Transmissible Cancers: Insights from Animal Cases and Clues for Human Metastasis

Jeya Chelliah B.Vsc Ph.D

Transmissible cancers are an intriguing and unusual facet of nature, predominantly found in certain animal species but not in humans. This blog post explores the species most affected by transmissible cancers, how these cases differ from human cancers, and the implications these differences have for understanding human cancer metastasis.

Which Species Are Affected?

Transmissible cancers are rare, with known cases in only a few species:

  • Tasmanian Devils: Perhaps the most well-known example is the Devil Facial Tumour Disease (DFTD), a fatal condition that spreads through biting.
  • Dogs: Canine Transmissible Venereal Tumor (CTVT) spreads among dogs through sexual contact, and is one of the oldest known transmissible cancers.
  • Bivalves: Marine bivalves, such as clams and mussels, can suffer from disseminated neoplasia, a leukemia-like cancer that spreads through water.
  • Soft-Shell Clams: These clams have been observed with a transmissible leukemia that affects multiple individuals in populations.

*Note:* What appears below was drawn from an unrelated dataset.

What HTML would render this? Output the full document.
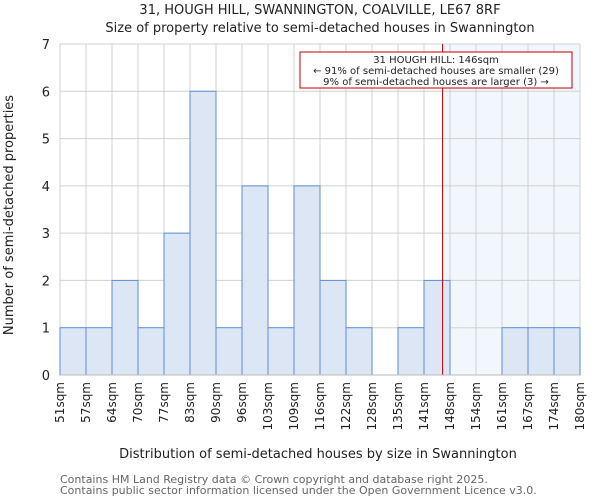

Differences in Cancer Presence

Transmissible cancers in these species differ from human cancers in several key ways:

  1. Transmission Method: In the affected species, cancer cells themselves are the infectious agents that transfer directly between individuals, unlike human cancers, which are not contagious.
  2. Immune System Interaction: These cancers often exploit a compromised or species-specific immune system trait that allows the cancer cells to avoid immune detection, a feature not typically seen in human cancers.
  3. Genetic Stability: Transmissible cancers in animals tend to stabilize genetically over time, allowing them to survive across different hosts. Human cancers, however, are characterized by genetic instability within the same individual.

Why Don’t Humans Transmit Cancer?

Humans do not naturally transmit cancers for several reasons:

  • Robust Immune Response: The human immune system is highly adept at recognizing and destroying aberrant cells, including those from other individuals, which prevents the establishment of transferred cancerous cells.
  • Lack of Viable Transmission Routes: Human behaviors and biological systems do not provide a pathway for the direct cell-to-cell transfer seen in transmissible cancers in animals.
  • Genetic Diversity: The genetic diversity among humans plays a role in the immune system’s ability to recognize and attack foreign cells, including cancer cells from another person.

Lessons for Understanding Human Cancer Metastasis

Studying transmissible cancers in animals offers unique insights into the mechanisms of cancer metastasis in humans. Here are a few key takeaways:

  • Cellular Escape Mechanisms: Understanding how animal cancer cells evade the immune system can provide clues on the molecular disguises that human cancer cells might use to metastasize within the same body.
  • Invasive Potential: Observations of how animal cancer cells colonize new hosts can lead to better understanding of the steps human cancer cells take to establish metastases in new tissues.
  • Treatment Strategies: Research into how animal cancers adapt to survive in multiple hosts over time might inspire new approaches to making human cancers more manageable or even curable by stabilizing their genetic changes.


Transmissible cancers in animals are a rare but rich source of knowledge for cancer biology. They offer a window into how cancer cells interact with immune systems and adapt to new environments—insights that could be crucial in developing new strategies to combat human cancer metastasis. By studying these unique diseases, researchers continue to uncover vital clues that could eventually lead to breakthroughs in the prevention and treatment of cancer in humans.